**DATA EXCERPT**
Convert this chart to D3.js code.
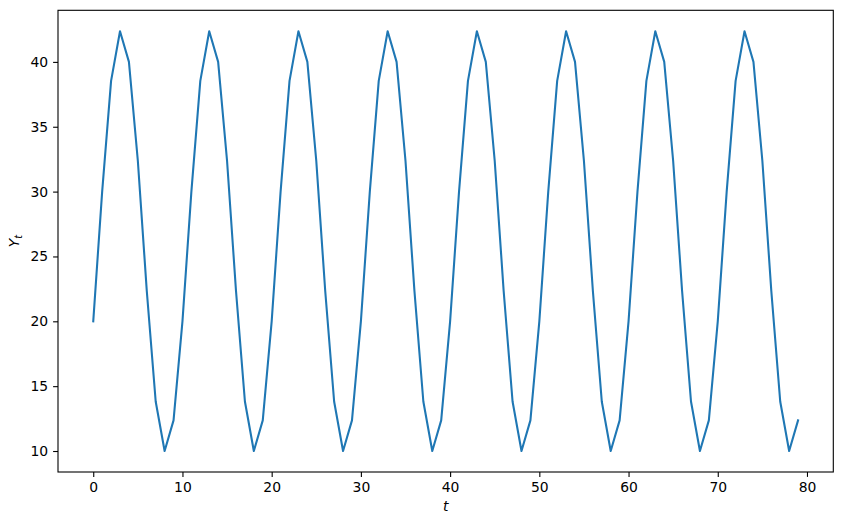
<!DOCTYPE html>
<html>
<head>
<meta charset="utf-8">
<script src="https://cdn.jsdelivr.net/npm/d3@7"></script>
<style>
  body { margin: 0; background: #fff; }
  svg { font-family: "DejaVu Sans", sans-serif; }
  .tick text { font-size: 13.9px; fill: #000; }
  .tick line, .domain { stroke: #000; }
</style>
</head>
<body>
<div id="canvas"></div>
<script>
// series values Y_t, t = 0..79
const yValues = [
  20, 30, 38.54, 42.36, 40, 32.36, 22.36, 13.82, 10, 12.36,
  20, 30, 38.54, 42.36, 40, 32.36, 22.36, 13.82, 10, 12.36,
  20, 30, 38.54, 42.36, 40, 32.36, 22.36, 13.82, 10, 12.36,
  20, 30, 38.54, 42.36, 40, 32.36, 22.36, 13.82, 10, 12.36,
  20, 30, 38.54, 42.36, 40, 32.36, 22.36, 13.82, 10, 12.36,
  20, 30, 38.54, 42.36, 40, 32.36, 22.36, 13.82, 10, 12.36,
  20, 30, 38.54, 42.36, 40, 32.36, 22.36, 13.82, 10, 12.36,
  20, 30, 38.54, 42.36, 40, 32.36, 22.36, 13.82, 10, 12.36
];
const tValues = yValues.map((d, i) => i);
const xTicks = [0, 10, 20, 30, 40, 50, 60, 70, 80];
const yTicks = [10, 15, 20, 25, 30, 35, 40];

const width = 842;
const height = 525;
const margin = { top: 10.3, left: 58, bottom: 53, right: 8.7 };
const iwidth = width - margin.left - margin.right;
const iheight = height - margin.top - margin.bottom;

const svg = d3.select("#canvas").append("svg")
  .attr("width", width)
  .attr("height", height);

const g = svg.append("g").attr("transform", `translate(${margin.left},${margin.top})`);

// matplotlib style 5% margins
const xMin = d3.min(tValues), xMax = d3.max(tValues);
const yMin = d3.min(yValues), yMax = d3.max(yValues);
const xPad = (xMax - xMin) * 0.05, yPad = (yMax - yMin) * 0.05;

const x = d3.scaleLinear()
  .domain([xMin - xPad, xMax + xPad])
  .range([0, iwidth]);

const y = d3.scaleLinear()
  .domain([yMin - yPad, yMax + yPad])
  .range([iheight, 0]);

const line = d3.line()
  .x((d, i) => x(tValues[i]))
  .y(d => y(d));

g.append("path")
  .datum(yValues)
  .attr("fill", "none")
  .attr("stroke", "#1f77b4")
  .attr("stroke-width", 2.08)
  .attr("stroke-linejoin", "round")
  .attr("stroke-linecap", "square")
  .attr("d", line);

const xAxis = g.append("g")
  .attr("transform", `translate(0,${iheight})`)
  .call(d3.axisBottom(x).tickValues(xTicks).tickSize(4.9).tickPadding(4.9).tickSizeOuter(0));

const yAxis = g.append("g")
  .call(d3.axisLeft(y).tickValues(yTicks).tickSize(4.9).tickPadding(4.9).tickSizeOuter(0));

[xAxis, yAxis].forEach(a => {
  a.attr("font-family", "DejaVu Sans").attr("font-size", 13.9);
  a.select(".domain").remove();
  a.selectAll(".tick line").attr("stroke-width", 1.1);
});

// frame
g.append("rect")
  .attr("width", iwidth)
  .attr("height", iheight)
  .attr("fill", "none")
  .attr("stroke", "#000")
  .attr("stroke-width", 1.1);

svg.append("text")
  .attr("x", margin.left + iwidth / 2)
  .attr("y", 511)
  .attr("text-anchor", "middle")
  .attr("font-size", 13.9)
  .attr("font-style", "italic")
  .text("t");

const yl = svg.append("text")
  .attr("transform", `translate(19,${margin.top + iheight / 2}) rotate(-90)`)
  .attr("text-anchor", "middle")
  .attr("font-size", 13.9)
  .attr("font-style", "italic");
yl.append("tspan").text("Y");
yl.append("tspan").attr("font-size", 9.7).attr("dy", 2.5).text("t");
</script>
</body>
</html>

**PROBLEM STATEMENT**
Print the data above verbatim from the first line through the line holding "const yTicks = [10, 15, 20, 25, 30, 35, 40];", leaving every picture out.

**TASK RESPONSE**
Convert this chart to D3.js code.
<!DOCTYPE html>
<html>
<head>
<meta charset="utf-8">
<script src="https://cdn.jsdelivr.net/npm/d3@7"></script>
<style>
  body { margin: 0; background: #fff; }
  svg { font-family: "DejaVu Sans", sans-serif; }
  .tick text { font-size: 13.9px; fill: #000; }
  .tick line, .domain { stroke: #000; }
</style>
</head>
<body>
<div id="canvas"></div>
<script>
// series values Y_t, t = 0..79
const yValues = [
  20, 30, 38.54, 42.36, 40, 32.36, 22.36, 13.82, 10, 12.36,
  20, 30, 38.54, 42.36, 40, 32.36, 22.36, 13.82, 10, 12.36,
  20, 30, 38.54, 42.36, 40, 32.36, 22.36, 13.82, 10, 12.36,
  20, 30, 38.54, 42.36, 40, 32.36, 22.36, 13.82, 10, 12.36,
  20, 30, 38.54, 42.36, 40, 32.36, 22.36, 13.82, 10, 12.36,
  20, 30, 38.54, 42.36, 40, 32.36, 22.36, 13.82, 10, 12.36,
  20, 30, 38.54, 42.36, 40, 32.36, 22.36, 13.82, 10, 12.36,
  20, 30, 38.54, 42.36, 40, 32.36, 22.36, 13.82, 10, 12.36
];
const tValues = yValues.map((d, i) => i);
const xTicks = [0, 10, 20, 30, 40, 50, 60, 70, 80];
const yTicks = [10, 15, 20, 25, 30, 35, 40];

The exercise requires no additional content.